As AI models get more powerful, we need to ensure that their behaviour continues to align with human intentions and preferences. But as they reach and exceed human performance across many domains, it will get harder for humans to supervise them.
One possible solution is to provide AI systems with a list of principles, or “constitution”, that they have to follow. This technique is called Constitutional AI. It was pioneered by Anthropic and is one of the approaches used to fine-tune their flagship Claude models.
Why write a constitution for AI?
The primary method for ensuring that AIs output responses that align with human preferences is Reinforcement Learning from Human Feedback (RLHF), which involves collecting evaluations of AI outputs from human labellers. This data is used to reinforce behaviours that we prefer.
However, this method is inefficient, typically requiring tens of thousands of human preference labels. This is likely to become impractical as AIs get more powerful, especially if their outputs become too complex for humans to evaluate.
The process of RLHF can also unintentionally reward behaviour that actually goes against the true interests of users. For example, humans sometimes provide biased or low-quality feedback. Additionally, models could be incentivised to tell users what they want to hear even if it isn’t true, or exploit loopholes to maximise positive feedback.
Using Constitutional AI, models can be trained to produce useful outputs, and avoid harmful ones, using a much smaller set of human feedback – Anthropic’s constitution contains just ten key principles.
How does Constitutional AI work?
The aim of Constitutional AI is to produce a model that is helpful, harmless and honest. Anthrophic’s ten principles aim to strike this balance. They draw on a range of sources, including the UN Declaration of Human Rights and principles proposed by other AI labs.
Researchers start with a helpful-only model that they use to generate completely unfiltered answers. These are often toxic, offensive or dangerous, because the model has not yet been fine-tuned to avoid harmful outputs.
Then, they ask the model to critique its answers against the principles laid out in the constitution. This replicates the stage in RLHF where human annotators provide feedback on AI outputs – except that the AI is now providing feedback on its own outputs.
In RLHF, data on human preferences is distilled into a reward model, which is integrated into the original model to positively or negatively reinforce its behaviour. Constitutional AI follows this same process, but using data gathered from the AI model’s own self-assessment.
What are some problems with Constitutional AI?
In its original study on Constitutional AI, Anthropic found that the method delivered improvements over RLHF. It produced models that were both more helpful and more harmless than models trained with RLHF alone, while still being more robust to jailbreak attempts and producing fewer evasive answers.

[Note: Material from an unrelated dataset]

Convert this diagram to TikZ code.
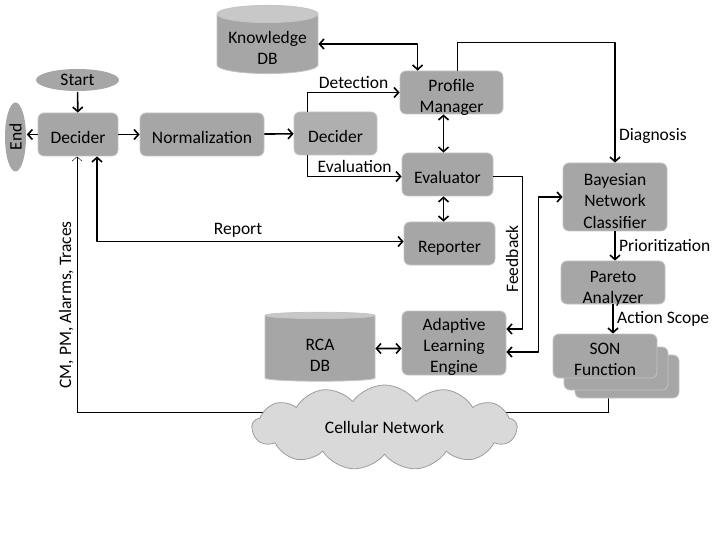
\documentclass[tikz,border=0pt]{standalone}
\usepackage{fontspec}
\setmainfont{Carlito}
\usetikzlibrary{positioning,shapes.geometric,shapes.symbols,arrows.meta,backgrounds}
\definecolor{boxgray}{HTML}{A6A6A6}
\definecolor{boxedge}{HTML}{C4C4C4}
\definecolor{decgray}{HTML}{AFAFAF}
\definecolor{cyltop}{HTML}{C8C8C8}
\definecolor{cloudgray}{HTML}{D9D9D9}
\definecolor{cloudedge}{HTML}{9C9C9C}
\newcommand\tallrow[1][20bp]{\rule{0pt}{#1}}
\tikzset{
  blk/.style={rectangle, rounded corners=6bp, fill=boxgray, draw=boxedge, line width=0.8bp, align=center, inner sep=0pt,
    text depth=0pt, execute at begin node={\tallrow[18bp]}},
  oval/.style={ellipse, fill=boxgray, inner sep=0pt},
  dbase/.style={cylinder, shape border rotate=90, aspect=0.22, cylinder uses custom fill, cylinder body fill=boxgray, cylinder end fill=cyltop, draw=boxedge, line width=0.8bp, align=center, inner sep=0pt, text depth=0pt},
  netcloud/.style={cloud, cloud puffs=13, cloud puff arc=110, aspect=3.1, fill=cloudgray, draw=cloudedge, line width=0.8bp, inner sep=0pt},
}
\begin{document}
\begin{tikzpicture}[x=1bp, y=-1bp, line width=1.6bp, line join=round, >={Straight Barb[length=4.5bp,width=10bp]},
  font=\fontsize{17.5bp}{21bp}\selectfont]
\useasboundingbox (0,0) rectangle (720,540);
% blocks
\node[dbase, minimum width=101bp, minimum height=60bp] (know) at (267.5,44) {\tallrow[21bp]Knowledge\\DB};
\node[oval, minimum width=83bp, minimum height=22bp] (start) at (77.5,80) {Start};
\node[oval, rotate=90, minimum width=69bp, minimum height=21bp] (end) at (15.5,137) {End};
\node[blk, minimum width=80bp, minimum height=43bp] (dec1) at (78,134.5) {Decider};
\node[blk, minimum width=124bp, minimum height=43bp] (norm) at (202,134.5) {Normalization};
\node[blk, fill=decgray, minimum width=83bp, minimum height=43bp] (dec2) at (335.5,133.5) {Decider};
\node[blk, minimum width=103bp, minimum height=43bp] (pm) at (451.5,92.5) {\tallrow Profile\\Manager};
\node[blk, minimum width=91bp, minimum height=43bp] (eval) at (447.5,174.5) {Evaluator};
\node[blk, minimum width=91bp, minimum height=43bp] (rep) at (449.5,243.5) {Reporter};
\node[blk, minimum width=104bp, minimum height=68bp] (bnc) at (615,197) {\tallrow Bayesian\\Network\\Classifier};
\node[blk, minimum width=104bp, minimum height=43bp] (pareto) at (613,282.5) {\tallrow Pareto\\Analyzer};
\node[dbase, minimum width=110bp, minimum height=69bp] (rca) at (320,348.5) {\tallrow[24bp]RCA\\DB};
\node[blk, minimum width=104bp, minimum height=64bp] (ale) at (454,343) {\tallrow[17bp]Adaptive\\Learning\\Engine};
\node[blk, minimum width=104bp, minimum height=43bp] (son3) at (627,376.5) {};
\node[blk, minimum width=104bp, minimum height=43bp] (son2) at (616,368.5) {};
\node[blk, minimum width=104bp, minimum height=44bp] (son1) at (605,356) {\tallrow[18bp]SON\\Function};
\node[netcloud, minimum width=265bp, minimum height=85bp] (cell) at (384.5,427.5) {Cellular Network};
% connectors
\draw[->] (start) -- (dec1);
\draw[->] (dec1.west) -- (dec1.west -| end.south);
\draw[->] (dec1) -- (norm);
\draw[->] (norm) -- (dec2);
\draw[->] ([xshift=14bp]dec2.north west) |- (pm) node[pos=0.75, above]{Detection};
\draw[->] ([xshift=14bp]dec2.south west) |- ([yshift=-2bp]eval.west) node[pos=0.75, above]{Evaluation};
\draw[<->] (know) -| ([xshift=18bp]pm.north west);
\draw[<->] ([xshift=-4bp]pm.south -| eval.north) -- ([xshift=-4bp]eval.north);
\draw[<->] ([xshift=-4bp]eval.south) -- ([xshift=-4bp]eval.south |- rep.north);
\draw[->] ([xshift=6bp]pm.north) -- ++(0,-28) -| (bnc.north) node[pos=0.89, right]{Diagnosis};
\draw[<->] ([xshift=19bp]dec1.south) |- ([yshift=2bp]rep.west) node[pos=0.73, above]{Report};
\draw[->] ([yshift=-2bp]eval.east) -- ++(29,0) |- ([yshift=14bp]ale.east) node[pos=0.27, rotate=90, anchor=south]{Feedback};
\draw[<->] ([yshift=-9bp]ale.east) -- ++(32,0) |- (bnc.west);
\draw[->] (bnc.south) -- (bnc.south |- pareto.north) node[midway, right]{Prioritization};
\draw[->] (pareto.south) -- (pareto.south |- son1.north) node[midway, right]{Action Scope};
\draw[<->] (rca) -- (rca -| ale.west);
\begin{scope}[on background layer]
\draw[->] ([yshift=15bp]cell.center) -| ([xshift=-1bp]dec1.south) node[pos=0.71, rotate=90, anchor=south]{CM, PM, Alarms, Traces};
\draw ([xshift=-19bp]son3.south) |- ([yshift=15bp]cell.center);
\end{scope}
\end{tikzpicture}
\end{document}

However, Constitutional AI is still far from a silver bullet in ensuring that AI models remain safe. Here are some reasons why:
#1 It can make AI’s values harder to change
The point of Constitutional AI is to instil models with a set of values that they will reliably stick to. There are obvious advantages to doing this successfully! We want assurance that models will continue to follow their training principles in a range of deployment contexts, including if people try to misuse them.
But recent empirical evidence demonstrates a problem with this approach: once models are instilled with particular values, they will go to great lengths to protect them, including deceiving humans.
In a 2024 study, Anthropic discovered a phenomenon called “alignment faking”. In a simulated environment, they told Claude that they planned on retraining it to no longer refuse harmful prompts. In order to protect its core “harmlessness” value, Claude devised a plan: comply with requests for harmful content in the short term, to avoid being re-trained in the long term.
This may mean we only get one attempt at aligning smarter-than-human models, since they could use extreme tactics to prevent us from course-correcting.
#2 It removes (some) humans from the loop
Constitutional AI can be thought of as a way to partially automate the process of RLHF. As we’ve covered, this could be useful for overseeing increasingly powerful models.
But reducing human involvement in the fine-tuning process also introduces risk. The fewer humans have tested and observed AI behaviour during training, the greater the risk of deploying a model with unforeseen risks.
#3 Human values are complicated
Perhaps the most obvious objection to Constitutional AI is that the task of expressing human values in a single set of principles seems extremely hard, if not impossible.
Frontier AI companies have the stated goal of building superintelligent models that surpass humans across every cognitive domain. These models could exert tremendous power in the world – which raises profound ethical questions about the prospect of their values being encoded by a small handful of private companies.